Conflict zone VR game teaches peacekeeping skills

Work & Lifestyle

Gaming for Peace is an online role-playing game for police and military personnel that helps them learn peacekeeping skills.

Rightly or not, violent video games have often been criticized for encouraging aggressive and callous behavior in their players. In this context, virtual reality gaming — which is even more immersive and engrossing — could provide further dangers. But now, a team of researchers at Trinity College Dublin is attempting to invert that process and are harnessing those very characteristics to help teach peacekeeping skills, via a virtual reality game — Gaming for Peace.

Gaming for Peace is an online role-playing game that aims to teach its players peacekeeping skills such as communication, cultural sensitivity and gender awareness. It is intended to be used by EU military, police and civilian personnel who have been deployed in peacekeeping and conflict prevention missions.

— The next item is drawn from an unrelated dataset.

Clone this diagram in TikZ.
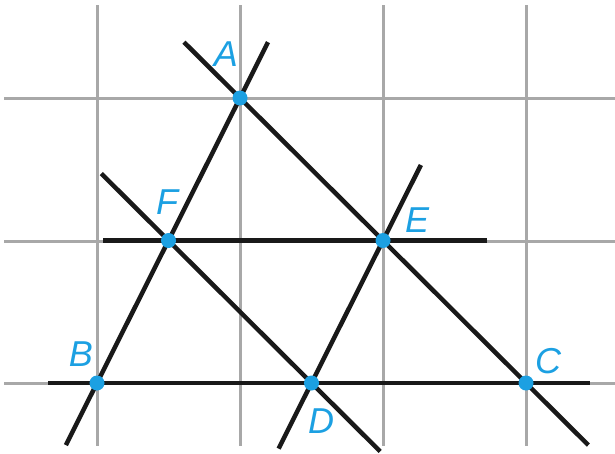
\documentclass[tikz,border=0pt]{standalone}
\usepackage{fontspec}
\newfontfamily\lblfont{Liberation Sans}
\usetikzlibrary{calc}
\definecolor{ptblue}{RGB}{28,160,226}
\definecolor{gridgray}{RGB}{168,168,168}
\tikzset{
	gridline/.style={gridgray, line width=3pt},
	segline/.style={black!90, line width=4.5pt},
	ptdot/.style={fill=ptblue},
	ptlabel/.style={text=ptblue, inner sep=0pt, font=\lblfont\itshape\fontsize{36}{36}\selectfont}
}
\begin{document}
\begin{tikzpicture}[x=1pt, y=-1pt]
	\useasboundingbox (0,0) rectangle (615,453);
	\foreach \x in {97,240,383,526}
		\draw[gridline] (\x,5) -- (\x,446);
	\foreach \y in {98,241,383}
		\draw[gridline] (4,\y) -- (615,\y);
	\coordinate (A) at (240,98);
	\coordinate (B) at (97,383);
	\coordinate (C) at (526,383);
	\coordinate (F) at ($(A)!0.5!(B)$);
	\coordinate (E) at ($(A)!0.5!(C)$);
	\coordinate (D) at ($(B)!0.5!(C)$);
	\draw[segline] ($(B)!-0.218!(A)$) -- ($(B)!1.196!(A)$);
	\draw[segline] ($(A)!-0.196!(C)$) -- ($(A)!1.218!(C)$);
	\draw[segline] ($(F)!-0.47!(D)$) -- ($(F)!1.48!(D)$);
	\draw[segline] ($(D)!-0.46!(E)$) -- ($(D)!1.53!(E)$);
	\draw[segline] ($(F)!-0.305!(E)$) -- ($(F)!1.485!(E)$);
	\draw[segline] ($(B)!-0.114!(C)$) -- ($(B)!1.149!(C)$);
	\foreach \p in {A,B,C,D,E,F}
		\fill[ptdot] (\p) circle[radius=7.5pt];
	\node[ptlabel] (lA) at (226,54) {A};
	\node[ptlabel] (lB) at (81,354) {B};
	\node[ptlabel] (lC) at (548,361) {C};
	\node[ptlabel] (lD) at (321,421) {D};
	\node[ptlabel] (lE) at (417,220) {E};
	\node[ptlabel] (lF) at (167,202) {F};
\end{tikzpicture}
\end{document}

To begin, players will enter the game as avatars from a different organization than their own. They will often be a different gender or nationality. They will then be confronted with various challenging scenarios set in conflict zones such as Afghanistan, Palestine and Libya. By forcing them to view the conflict from various perspectives, the games aims to help the player learn vital soft skills such as communication and cooperation, gender awareness and cultural competency skills. Players will also be able to evaluate the game and add their own experiences of peacekeeping, enabling the game to continue developing over time.

The game is being funded by a EUR 2 million grant from the European Commission. It is expected to be completed in 2018. How else could virtual reality be used in education?